El duende de la barba blanca
Jorge Waisburd llevaba un registro sobre todas las maneras posibles en que sus compatriotas escribían su apellido, partiendo del hecho de reconocer que las posibilidades de equivocación eran tan infinitas como comprensibles. Nadie imaginaba que ese abstruso sonido escondía algo tan sugerente como “Barba Blanca”, que es lo que originariamente quería decir.
Lo traté durante los últimos diez años, a partir de conocerlo en la dirección de la “2x4” y pude admirar el notable sentido poético con que asumía la tarea radial tanto como la pasión irresistible que tenía hacia el tango, hacia su música y hacia sus letras.
Jorge poseía, además de una voz única en el medio, de tonos graves, ronca y aterciopelada a la vez, una inagotable creatividad sonora, un exquisito buen gusto para elegir melodías, acordes y arpegios que usaba en sus pequeñas composiciones radiales, que le dieron una personalidad única en el mundo a aquella “2X4” de fines del siglo pasado.

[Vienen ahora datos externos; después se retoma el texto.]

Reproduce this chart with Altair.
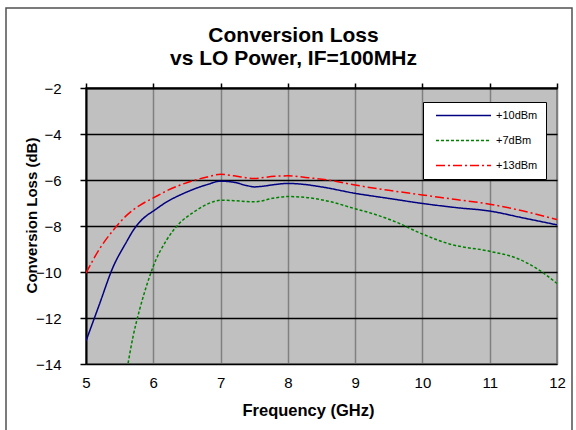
import altair as alt
import pandas as pd

FONT = "Liberation Sans"

# Conversion loss curves (GHz, dB) for three LO drive levels
freq_10 = [5.0, 5.2, 5.4, 5.6, 5.7, 5.8, 5.9, 6.0, 6.2, 6.4, 6.6, 6.8, 7.0, 7.2,
           7.4, 7.5, 7.6, 7.8, 8.0, 8.2, 8.5, 9.0, 9.5, 10.0, 10.5, 11.0, 11.5, 12.0]
loss_10 = [-13.0, -11.4, -9.8, -8.7, -8.2, -7.82, -7.55, -7.35, -6.95, -6.65,
           -6.4, -6.2, -6.05, -6.1, -6.25, -6.3, -6.28, -6.2, -6.15, -6.18, -6.3,
           -6.58, -6.8, -7.02, -7.2, -7.35, -7.65, -7.95]

freq_7 = [5.6, 5.7, 5.8, 5.9, 6.0, 6.2, 6.4, 6.6, 6.8, 7.0, 7.2, 7.5, 7.8, 8.0,
          8.2, 8.6, 9.0, 9.3, 9.6, 10.0, 10.4, 11.0, 11.4, 11.7, 12.0]
loss_7 = [-14.4, -12.8, -11.6, -10.6, -9.75, -8.6, -7.85, -7.4, -7.05, -6.88,
          -6.9, -6.95, -6.78, -6.72, -6.74, -6.92, -7.25, -7.5, -7.82, -8.35,
          -8.78, -9.1, -9.4, -9.85, -10.5]

freq_13 = [5.0, 5.2, 5.4, 5.6, 5.8, 6.0, 6.2, 6.4, 6.6, 6.8, 7.0, 7.2, 7.5, 7.8,
           8.0, 8.3, 8.6, 9.0, 9.5, 10.0, 10.5, 11.0, 11.5, 12.0]
loss_13 = [-10.05, -9.0, -8.2, -7.55, -7.1, -6.78, -6.47, -6.22, -6.02, -5.87,
           -5.75, -5.82, -5.93, -5.84, -5.82, -5.9, -6.0, -6.22, -6.45, -6.65,
           -6.85, -7.05, -7.35, -7.72]

series_names = ["+10dBm", "+7dBm", "+13dBm"]
series_colors = ["#000080", "#008000", "#FF0000"]
series_dashes = [[1, 0], [3, 2], [9, 3, 2, 3]]

x_ticks = [5, 6, 7, 8, 9, 10, 11, 12]
y_ticks = [-14, -12, -10, -8, -6, -4, -2]

rows = []
for name, fs, ls in zip(series_names, [freq_10, freq_7, freq_13],
                        [loss_10, loss_7, loss_13]):
    for f, l in zip(fs, ls):
        rows.append({"series": name, "freq": f, "loss": l})
df = pd.DataFrame(rows)

x_scale = alt.Scale(domain=[5, 12], nice=False, zero=False)
y_scale = alt.Scale(domain=[-14, -2], nice=False, zero=False)

legend = alt.Legend(
    title=None, orient="none", legendX=337, legendY=14,
    fillColor="white", strokeColor="black", padding=8,
    symbolType="M-10,0H10", symbolSize=30.25, symbolStrokeWidth=1.5,
    symbolOffset=27, labelOffset=27, labelFont=FONT, labelFontSize=11,
    labelColor="black", rowPadding=13,
)

lines = alt.Chart(df).mark_line(strokeWidth=1.5, clip=True, interpolate="monotone").encode(
    x=alt.X("freq:Q", scale=x_scale, axis=alt.Axis(
        orient="bottom", values=x_ticks, format="d", title="Frequency (GHz)",
        domain=False, ticks=False, tickSize=0, labelPadding=11, labelFlush=False,
        labelFont=FONT, labelFontSize=15, labelColor="black",
        grid=True, gridColor="#808080", gridWidth=1.5,
        titleFont=FONT, titleFontSize=16.5, titleFontWeight="bold", titleColor="black",
        titleX=222, titleY=51, titleAlign="center", titleBaseline="alphabetic",
    )),
    y=alt.Y("loss:Q", scale=y_scale, axis=alt.Axis(
        orient="left", values=y_ticks, title="Conversion Loss (dB)",
        domain=True, domainColor="black", domainWidth=2,
        ticks=True, tickColor="black", tickSize=6, tickWidth=1.5,
        labelPadding=19, labelFlush=False,
        labelFont=FONT, labelFontSize=15, labelColor="black",
        grid=True, gridColor="black", gridWidth=1.5,
        titleFont=FONT, titleFontSize=15, titleFontWeight="bold", titleColor="black",
        titleX=-55, titleY=127, titleAlign="center", titleBaseline="middle", titleAngle=270,
    )),
    color=alt.Color("series:N", sort=series_names,
                    scale=alt.Scale(domain=series_names, range=series_colors),
                    legend=legend),
    strokeDash=alt.StrokeDash("series:N", sort=series_names,
                              scale=alt.Scale(domain=series_names, range=series_dashes),
                              legend=legend),
)

# Top edge axis: black line with tick marks, no labels
top_axis = alt.Chart(pd.DataFrame({"freq": x_ticks})).mark_point(opacity=0).encode(
    x=alt.X("freq:Q", scale=x_scale, axis=alt.Axis(
        orient="top", values=x_ticks, labels=False, title=None, grid=False,
        domain=True, domainColor="black", domainWidth=2,
        ticks=True, tickColor="black", tickSize=5, tickWidth=1.5,
    )),
)

# Outer chart frame
frame = alt.Chart(pd.DataFrame({"k": [0]})).mark_rect(
    filled=False, stroke="#505050", strokeWidth=1.5
).encode(
    x=alt.value(-80), x2=alt.value(486), y=alt.value(-80), y2=alt.value(360)
)

chart = alt.layer(frame, lines, top_axis).resolve_axis(x="independent").properties(
    width=471, height=276,
    autosize=alt.AutoSizeParams(type="none"),
    padding={"left": 86, "top": 88, "right": 19, "bottom": 66},
    title=alt.TitleParams(
        text=["Conversion Loss", "vs LO Power, IF=100MHz"],
        font=FONT, fontSize=21, fontWeight="bold", color="black",
        anchor="middle", frame="group", dx=-28, offset=-83, lineHeight=23,
        baseline="bottom",
    ),
).configure(background="white").configure_view(
    fill="#C0C0C0", stroke="#808080", strokeWidth=2
)

chart.save("out.html", embed_options={"renderer": "svg", "actions": False})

Era dueño de dos atributos contradictorios, un gozoso sentido del humor y un carácter irascible y, muchas veces, caprichoso: dos poderosas razones para que nos peleásemos tantas veces y con tanta vehemencia como con frecuencia y vehemencia nos divertíamos juntos.
Con Jorge aprendí, ya grande, cuando se cree que ya es imposible aprender nada, la belleza de un texto evocativo fundido a unos lentos acordes de un bandoneón tocado por Rovira o por Mingo Moles, ese amigo de su corazón que una noche se tomó el piro, dejándolo con el alma herida para siempre.

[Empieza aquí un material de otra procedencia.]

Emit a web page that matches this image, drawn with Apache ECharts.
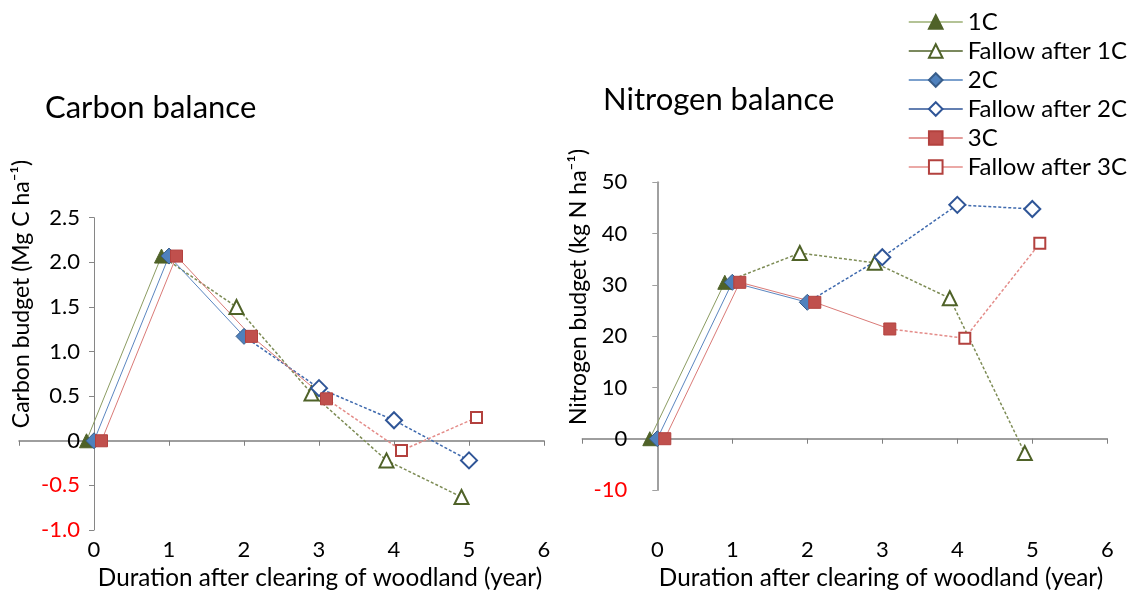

Improvisaba, con una música de fondo que hacía subir y bajar, al ritmo de su fantasía, inolvidables poemitas espontáneos que llevaban a sus oyentes por delicados y somnolientos senderos, donde la llovizna caía sobre un desconsuelo, o el sol sonreía ante un beso primerizo.
Este ruso más argentino que el dulce de leche, criado en la amistad y el respeto a Lionel, su casi tío Edmundo Rivero, cuya voz, recordaba Jorge, acompañaba las fiestas familiares, los cumpleaños y los Años Nuevos, hizo los mejores programas de tango de todos los tiempos, un género al que el mal gusto, la obviedad y la mala poesía amenazan permanentemente en reducirlo a una ramplona sucesión de tangos mediocres, presentados por estólidos y mal envejecidos locutores.

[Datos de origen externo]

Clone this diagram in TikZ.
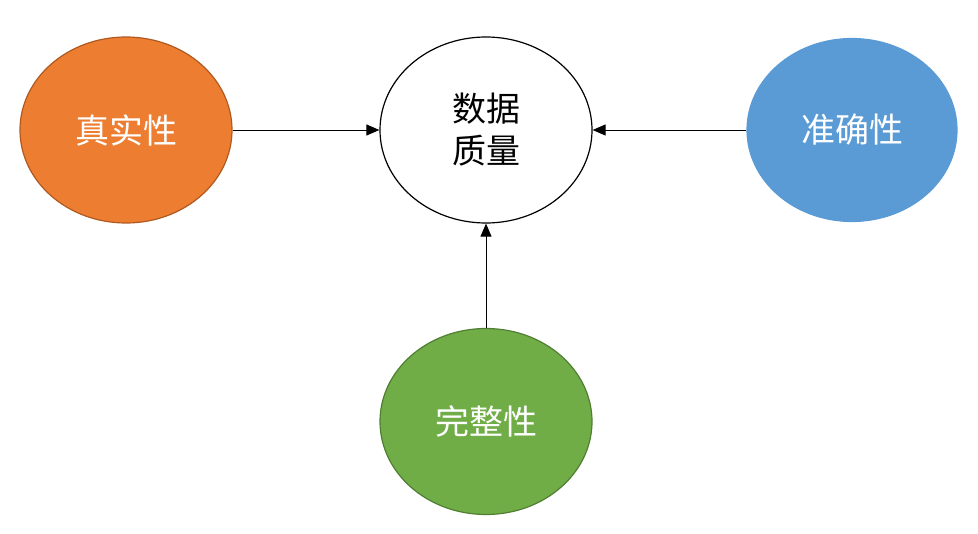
\documentclass[tikz,border=0pt]{standalone}
\usepackage{fontspec}
\newfontfamily\cjk{Noto Sans CJK SC}
\usetikzlibrary{shapes.geometric,arrows.meta}
\definecolor{orangeF}{HTML}{ED7D31}
\definecolor{orangeD}{HTML}{AE5A21}
\definecolor{blueF}{HTML}{5B9BD5}
\definecolor{greenF}{HTML}{70AD47}
\definecolor{greenD}{HTML}{507E32}
\tikzset{
  blob/.style={ellipse, minimum width=212bp, minimum height=186bp, inner sep=0pt, line width=1.2bp,
    font=\cjk\fontsize{34bp}{42bp}\selectfont, align=center},
  conn/.style={line width=0.9bp, -{Triangle[length=13bp,width=11bp]}}
}
\begin{document}
\begin{tikzpicture}[x=1bp,y=-1bp]
\useasboundingbox (0,0) rectangle (978,534);
\node[blob, draw=black, fill=white, text=black] (q) at (486,130) {数据\\质量};
\node[blob, draw=orangeD, fill=orangeF, text=white] (r) at (126,130) {真实性};
\node[blob, draw=blueF, fill=blueF, text=white, minimum width=210bp, minimum height=183bp] (a) at (852,130) {准确性};
\node[blob, draw=greenD, fill=greenF, text=white] (c) at (486,421.5) {完整性};
\draw[conn] (r.east) -- (q.west);
\draw[conn] (a.west) -- (q.east);
\draw[conn] (c.north) -- (q.south);
\end{tikzpicture}
\end{document}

Admiraba a los poetas y por eso ofreció su amistad a Alejandro Zwarcman –otro rusito que le ha dado al tango contemporáneo algunas de las mejores letras, como “Pompeya no olvida”- y que hoy lo llora con razón y sin consuelo.
Amaba y respetaba infinitamente a los músicos, a quienes recibía con los brazos abiertos en la radio, cuando llegaban con sus CDs recién salidos. Pepe Libertella y Luis Stazzo, Acho Manzi y el Tata Cedrón, Juan Vattuone y Roberto Alvarez, para dar sólo algunos nombres que aparecen en la memoria en este momento doloroso, lo consideraban su amigo y Jorge los trataba con la delicadeza con que se toma una pieza de porcelana, conciente tanto de su valor como de su fragilidad.
Sabía que la música y la poesía ocupan un lugar definitivo en la vida de los hombres y concebía su actividad profesional como el nexo para que esa música y esa poesía que produce esta ciudad que tanto amaba, llegase a los hombres y las mujeres que, con ellas, eran más ricos, más nobles, más bellos.
Va a ser muy difícil pensar en Jorge Waisburd como ausente para siempre. Esta maldita, esta bendita, esta desagradecida, esta generosa Buenos Aires que nos ha tomado el corazón y nos hace impensable vivir en otro lado, ha perdido un amigo, un ladero, una pierna linda para recorrerla, descubrirla y volverle a declarar nuestro amor. Va a ser difícil pensar otra armonía de ciudad, tango y radio distinta a la que Jorge creó a pura amor y talento.
Dentro del Jorge Waisburd que todos conocimos anidaba, por esas cosas del nombre, un duende de barba blanca, que seguramente se ha quedado con todos los que hoy pensamos que esta tristeza tiene razón y fundamento: su muerte nos hace más pobres, más solos, más frágiles.
Buenos Aires, 12 de noviembre de 2007.